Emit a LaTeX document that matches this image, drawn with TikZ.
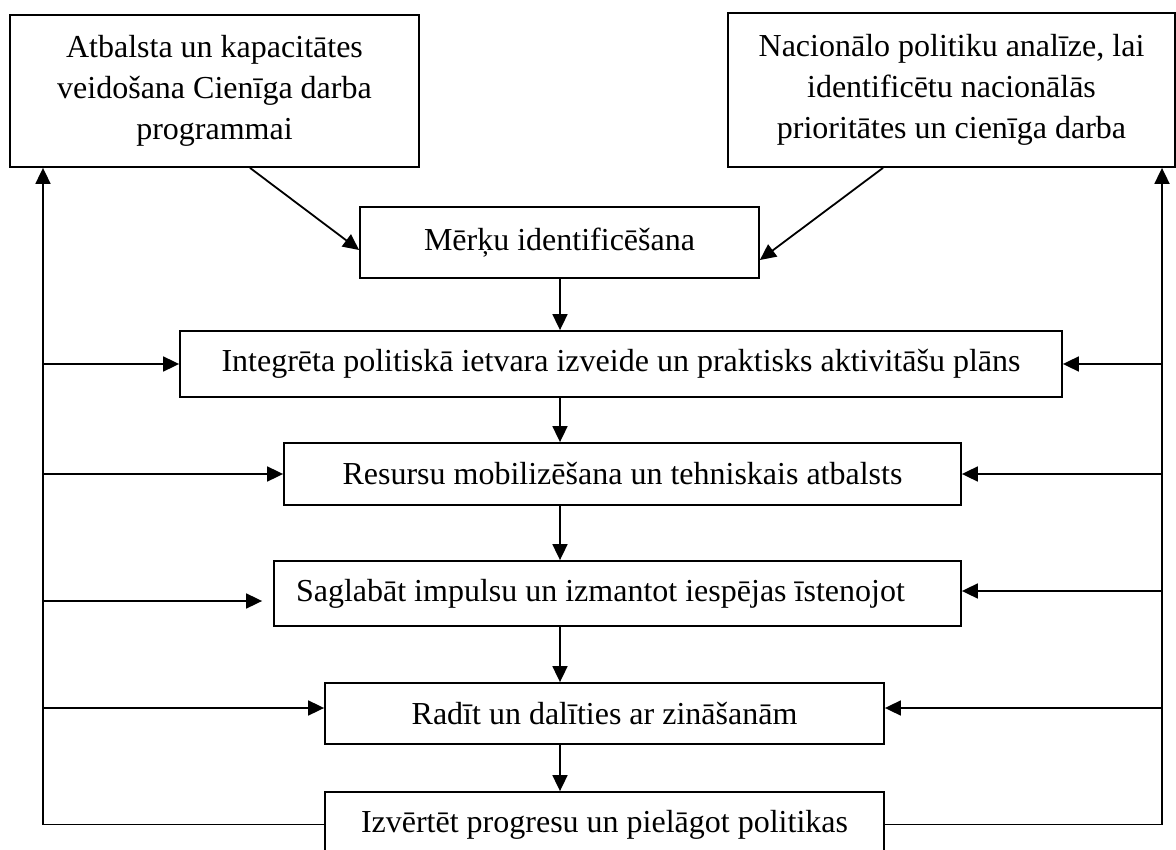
\documentclass[tikz,border=0pt]{standalone}
\usepackage{fontspec}
\setmainfont{Liberation Serif}
\usepackage{tikz}
\usetikzlibrary{arrows.meta,calc}

\tikzset{
  stage/.style={draw, line width=1.8pt, inner sep=0pt, align=center, font=\fontsize{32}{41}\selectfont},
  feed/.style={line width=1.8pt, -{Triangle[length=16pt,width=15pt]}}
}

\begin{document}
\begin{tikzpicture}[x=1pt, y=-1pt]
          \useasboundingbox (0,0) rectangle (1176,850);

          \node[stage, minimum width=409pt, minimum height=152pt] (atb) at (214.5, 91) {Atbalsta un kapacitātes\\veidošana Cienīga darba\\programmai};
          \node[stage, minimum width=447pt, minimum height=154pt] (nac) at (951.5, 90) {Nacionālo politiku analīze, lai\\identificētu nacionālās\\prioritātes un cienīga darba};

          \node[stage, minimum width=399pt, minimum height=71pt] (mer) at (559.5, 242.5) {Mērķu identificēšana};
          \node[stage, minimum width=882pt, minimum height=66pt] (int) at (621, 364) {Integrēta politiskā ietvara izveide un praktisks aktivitāšu plāns};
          \node[stage, minimum width=677pt, minimum height=62pt] (res) at (622.5, 474) {Resursu mobilizēšana un tehniskais atbalsts};
          \node[stage, inner xsep=22pt, minimum height=65pt] (sag) at (617.5, 593.5) {\makebox[643pt][l]{Saglabāt impulsu un izmantot iespējas īstenojot}};
          \node[stage, minimum width=559pt, minimum height=61pt] (rad) at (604.5, 713.5) {Radīt un dalīties ar zināšanām};
          \node[stage, minimum width=559pt, minimum height=65pt] (izv) at (604.5, 824.5) {Izvērtēt progresu un pielāgot politikas};

          \coordinate (col) at (560, 0);
          \coordinate (lft) at (43, 0);
          \coordinate (rgt) at (1162, 0);

          \draw[feed] ($(atb.south)+(35.5,0)$) -- ($(mer.west)+(0,7.5)$);
          \draw[feed] ($(nac.south)+(-68.5,0)$) -- ($(mer.east)+(0,17.5)$);

          \draw[feed] (col |- mer.south) -- (col |- int.north);
          \draw[feed] (col |- int.south) -- (col |- res.north);
          \draw[feed] (col |- res.south) -- (col |- sag.north);
          \draw[feed] (col |- sag.south) -- (col |- rad.north);
          \draw[feed] (col |- rad.south) -- (col |- izv.north);

          \draw[feed] (izv.west) -| (lft |- atb.south);
          \draw[feed] (izv.east) -| (rgt |- nac.south);

          \coordinate (sagl) at ($(sag.west)+(-11,7.5)$);
          \coordinate (sagr) at ($(sag.east)+(0,-2.5)$);
          \coordinate (radl) at ($(rad.west)+(0,-5.5)$);
          \coordinate (radr) at ($(rad.east)+(0,-5.5)$);

          \draw[feed] (lft |- int.west) -- (int.west);
          \draw[feed] (lft |- res.west) -- (res.west);
          \draw[feed] (lft |- sagl) -- (sagl);
          \draw[feed] (lft |- radl) -- (radl);

          \draw[feed] (rgt |- int.east) -- (int.east);
          \draw[feed] (rgt |- res.east) -- (res.east);
          \draw[feed] (rgt |- sagr) -- (sagr);
          \draw[feed] (rgt |- radr) -- (radr);
        \end{tikzpicture}
\end{document}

Goal of the exercise: Quote, exactly and only, the lines from the first line of the data above through the line containing "minimum width=447pt, minimum". The pictures do not belong in it.

Solution for this problem:
Emit a LaTeX document that matches this image, drawn with TikZ.
\documentclass[tikz,border=0pt]{standalone}
\usepackage{fontspec}
\setmainfont{Liberation Serif}
\usepackage{tikz}
\usetikzlibrary{arrows.meta,calc}

\tikzset{
  stage/.style={draw, line width=1.8pt, inner sep=0pt, align=center, font=\fontsize{32}{41}\selectfont},
  feed/.style={line width=1.8pt, -{Triangle[length=16pt,width=15pt]}}
}

\begin{document}
\begin{tikzpicture}[x=1pt, y=-1pt]
          \useasboundingbox (0,0) rectangle (1176,850);

          \node[stage, minimum width=409pt, minimum height=152pt] (atb) at (214.5, 91) {Atbalsta un kapacitātes\\veidošana Cienīga darba\\programmai};
          \node[stage, minimum width=447pt, minimum height=154pt] (nac) at (951.5, 90) {Nacionālo politiku analīze, lai\\identificētu nacionālās\\prioritātes un cienīga darba};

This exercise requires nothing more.